● **EXERCISE DETAILS**: Work out the number of lines with "diagram" in them. Reply with that number and no other words.

■ ■ ■

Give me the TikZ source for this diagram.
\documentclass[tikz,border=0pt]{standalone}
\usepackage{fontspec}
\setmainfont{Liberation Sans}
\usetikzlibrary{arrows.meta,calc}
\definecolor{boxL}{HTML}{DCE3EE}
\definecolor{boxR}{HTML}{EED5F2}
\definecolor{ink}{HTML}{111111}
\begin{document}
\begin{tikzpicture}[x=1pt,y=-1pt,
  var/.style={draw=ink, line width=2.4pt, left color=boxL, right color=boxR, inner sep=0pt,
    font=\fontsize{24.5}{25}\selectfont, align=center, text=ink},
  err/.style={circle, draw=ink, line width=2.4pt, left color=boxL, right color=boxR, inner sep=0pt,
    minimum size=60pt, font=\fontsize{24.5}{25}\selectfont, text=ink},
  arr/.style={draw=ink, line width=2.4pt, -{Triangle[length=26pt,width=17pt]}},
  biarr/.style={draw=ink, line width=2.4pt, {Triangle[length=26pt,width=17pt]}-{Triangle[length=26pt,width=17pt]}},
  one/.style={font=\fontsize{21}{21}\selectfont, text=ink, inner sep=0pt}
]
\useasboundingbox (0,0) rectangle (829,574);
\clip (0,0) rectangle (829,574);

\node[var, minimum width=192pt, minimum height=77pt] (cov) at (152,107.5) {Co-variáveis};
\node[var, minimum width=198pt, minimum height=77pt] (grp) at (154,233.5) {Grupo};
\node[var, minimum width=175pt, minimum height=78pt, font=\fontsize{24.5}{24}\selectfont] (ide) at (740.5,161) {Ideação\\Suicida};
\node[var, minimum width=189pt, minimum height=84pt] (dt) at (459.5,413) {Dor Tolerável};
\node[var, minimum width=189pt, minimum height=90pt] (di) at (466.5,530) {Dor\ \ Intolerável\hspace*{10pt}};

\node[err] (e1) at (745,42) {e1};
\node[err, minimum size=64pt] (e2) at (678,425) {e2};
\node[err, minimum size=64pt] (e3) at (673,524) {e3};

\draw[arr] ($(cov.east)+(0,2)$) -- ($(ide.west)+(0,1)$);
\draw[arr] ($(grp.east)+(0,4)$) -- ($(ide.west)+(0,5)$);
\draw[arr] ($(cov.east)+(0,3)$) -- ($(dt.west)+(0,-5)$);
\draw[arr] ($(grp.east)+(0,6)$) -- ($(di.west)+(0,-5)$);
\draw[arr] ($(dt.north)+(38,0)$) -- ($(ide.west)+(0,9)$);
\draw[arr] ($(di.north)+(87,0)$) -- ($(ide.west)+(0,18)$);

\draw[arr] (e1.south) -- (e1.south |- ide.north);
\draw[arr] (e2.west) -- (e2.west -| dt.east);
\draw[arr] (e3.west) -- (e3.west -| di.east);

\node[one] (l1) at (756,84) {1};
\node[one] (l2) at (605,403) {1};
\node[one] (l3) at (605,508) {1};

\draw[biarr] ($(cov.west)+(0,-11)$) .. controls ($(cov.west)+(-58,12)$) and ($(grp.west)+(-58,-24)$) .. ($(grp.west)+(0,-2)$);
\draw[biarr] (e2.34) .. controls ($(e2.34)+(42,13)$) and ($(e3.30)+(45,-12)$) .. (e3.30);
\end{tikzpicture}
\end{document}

■ ■ ■

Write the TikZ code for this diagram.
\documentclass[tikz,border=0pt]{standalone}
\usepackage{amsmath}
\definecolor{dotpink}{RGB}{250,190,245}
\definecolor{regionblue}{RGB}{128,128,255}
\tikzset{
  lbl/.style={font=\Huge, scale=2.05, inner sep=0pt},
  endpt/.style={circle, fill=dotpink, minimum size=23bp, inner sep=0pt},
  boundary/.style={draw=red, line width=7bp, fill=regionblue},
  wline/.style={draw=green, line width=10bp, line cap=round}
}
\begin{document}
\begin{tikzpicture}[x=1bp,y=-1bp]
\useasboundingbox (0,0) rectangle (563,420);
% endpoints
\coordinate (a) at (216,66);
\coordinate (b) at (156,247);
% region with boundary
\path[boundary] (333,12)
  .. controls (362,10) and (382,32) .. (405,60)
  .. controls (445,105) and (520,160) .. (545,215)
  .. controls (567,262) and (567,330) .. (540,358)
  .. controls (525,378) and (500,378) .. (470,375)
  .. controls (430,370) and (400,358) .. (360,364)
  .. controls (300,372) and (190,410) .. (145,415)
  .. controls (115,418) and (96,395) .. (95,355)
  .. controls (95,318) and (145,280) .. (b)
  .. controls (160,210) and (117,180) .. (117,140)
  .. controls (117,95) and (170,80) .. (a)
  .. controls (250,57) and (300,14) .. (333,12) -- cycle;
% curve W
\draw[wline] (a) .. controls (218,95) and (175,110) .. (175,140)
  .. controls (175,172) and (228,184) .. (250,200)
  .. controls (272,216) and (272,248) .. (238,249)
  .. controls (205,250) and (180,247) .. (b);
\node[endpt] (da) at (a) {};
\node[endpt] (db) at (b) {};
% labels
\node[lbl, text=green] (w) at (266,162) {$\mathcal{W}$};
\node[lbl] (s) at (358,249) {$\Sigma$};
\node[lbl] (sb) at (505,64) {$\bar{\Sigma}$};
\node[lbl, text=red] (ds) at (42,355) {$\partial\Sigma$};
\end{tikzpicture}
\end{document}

■ ■ ■

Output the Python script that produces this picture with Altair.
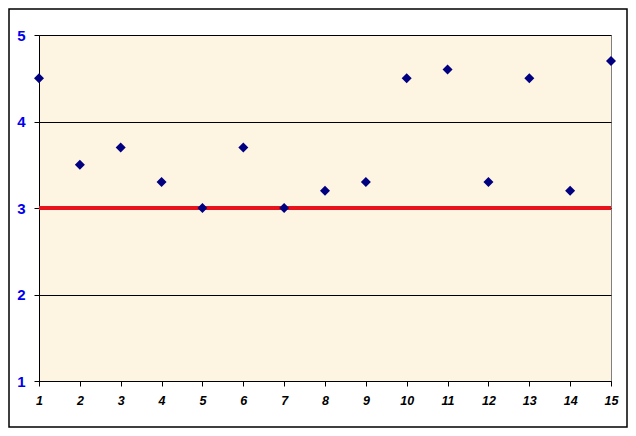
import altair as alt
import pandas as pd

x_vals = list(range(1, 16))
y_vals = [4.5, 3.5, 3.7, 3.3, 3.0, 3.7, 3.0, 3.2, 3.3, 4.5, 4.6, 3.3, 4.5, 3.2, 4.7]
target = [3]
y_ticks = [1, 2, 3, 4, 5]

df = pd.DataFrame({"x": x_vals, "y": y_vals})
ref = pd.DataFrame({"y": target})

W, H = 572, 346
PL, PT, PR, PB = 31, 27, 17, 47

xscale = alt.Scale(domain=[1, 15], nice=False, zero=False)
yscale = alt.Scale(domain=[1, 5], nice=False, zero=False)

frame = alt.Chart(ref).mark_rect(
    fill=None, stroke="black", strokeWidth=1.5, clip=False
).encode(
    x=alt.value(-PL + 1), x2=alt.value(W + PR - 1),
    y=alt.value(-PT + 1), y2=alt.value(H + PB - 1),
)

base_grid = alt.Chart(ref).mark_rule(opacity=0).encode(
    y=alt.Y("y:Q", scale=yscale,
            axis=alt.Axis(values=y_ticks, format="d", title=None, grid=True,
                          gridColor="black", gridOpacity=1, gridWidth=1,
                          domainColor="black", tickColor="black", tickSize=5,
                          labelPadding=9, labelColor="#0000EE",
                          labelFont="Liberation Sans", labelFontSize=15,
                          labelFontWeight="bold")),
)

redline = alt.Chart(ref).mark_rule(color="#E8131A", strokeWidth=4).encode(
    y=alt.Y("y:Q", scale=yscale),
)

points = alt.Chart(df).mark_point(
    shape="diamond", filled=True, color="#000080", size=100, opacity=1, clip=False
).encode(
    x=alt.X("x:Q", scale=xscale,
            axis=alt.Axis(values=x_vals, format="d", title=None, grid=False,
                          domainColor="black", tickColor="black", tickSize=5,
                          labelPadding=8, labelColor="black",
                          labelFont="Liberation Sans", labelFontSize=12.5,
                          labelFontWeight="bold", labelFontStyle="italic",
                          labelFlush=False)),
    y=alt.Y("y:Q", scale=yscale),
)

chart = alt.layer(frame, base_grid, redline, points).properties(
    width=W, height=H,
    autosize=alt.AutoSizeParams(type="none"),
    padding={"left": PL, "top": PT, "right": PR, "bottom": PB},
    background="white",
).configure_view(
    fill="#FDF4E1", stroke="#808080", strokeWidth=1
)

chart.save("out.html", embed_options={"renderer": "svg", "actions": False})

■ ■ ■

● **FINISHED TASK**: 2